While I write about AWS, this applies to other cloud services like Azure and OCI (Oracle Cloud Infrastructure). The general idea applies – if I need to react, I need to know. And to do that, I need to be able to perform observations. This will give customers the reliability and performance they can rely on when banking. This is also the availability part in the CIA triad which is a security component that we also care about.
One of my favorite cloud observability tools is Datadog. It has a cute mascot and makes real-time monitoring easy to do. It provides another perspective and adds a layer of redundancy. I like Splunk but what if the Splunk sidecar is down? What if for some reason it stops taking in logs? Datadog can cover for Splunk (and the reverse is true as well).
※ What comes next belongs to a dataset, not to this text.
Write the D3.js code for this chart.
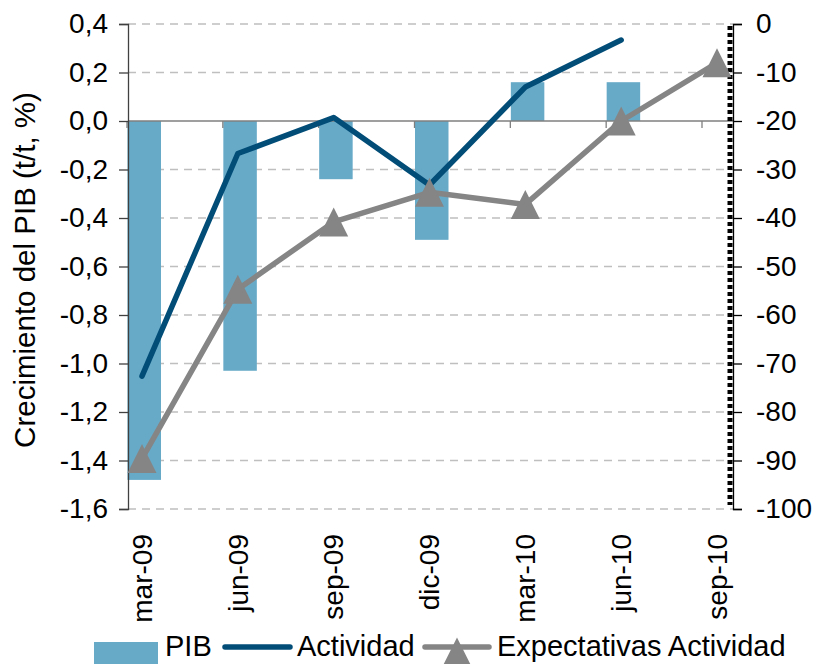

Datadog lets me focus on structured data. (For unstructured data, I can just use Splunk.) For example, if I’m working on an app issue, I would like to be able to differentiate between the upstream and downstream effects.
Structured data includes things that you would find in AWS services like RDS, along with customer’s transaction history. I could build many dashboards and each can focus on specific things. Here is an example list and the questions you could ask:
• Overall health of the system (“are we up?”)
• Network connectivity (“how many dropped connections are there?”)
• CPU (“is our CPU utilization within expected range?”)
• Memory (“are we experiencing abnormal memory use?”)
Even a layperson can come up with more questions that Datadog can answer. Here are some more examples. We can have Datadog tell us if customers are experiencing latency or if our load balancers are unable to serve.
A real life example that I can share with you is that recently, we had a Splunk alert pop up that gave us a warning about a failure in one of our apps. I knew it was hosted on one of our EKS pods so I first checked to see if that was the issue. I opened up our EKS dashboard on Datadog and asked: Is the node status showing green? Let’s say we should see 10, do we see 10? Was there any node condition that shows it through an error?
I was able to see that a few of our EKS pods were down. I documented this incident and notified the appropriate team. I was able to get Splunk to confirm this was an indeed the culprit by getting a timechart. This reinforced my case by providing more evidence.
Without Datadog, it would have taken us a lot longer to figure out, possibly many hours. I’d have to ask different teams for access to systems I probably shouldn’t have access to. I may even need to submit a ticket to reach out to AWS.
With Datadog, I can be armed with knowledge that I’ve done my due diligence. Datadog greatly reduced the toil for us.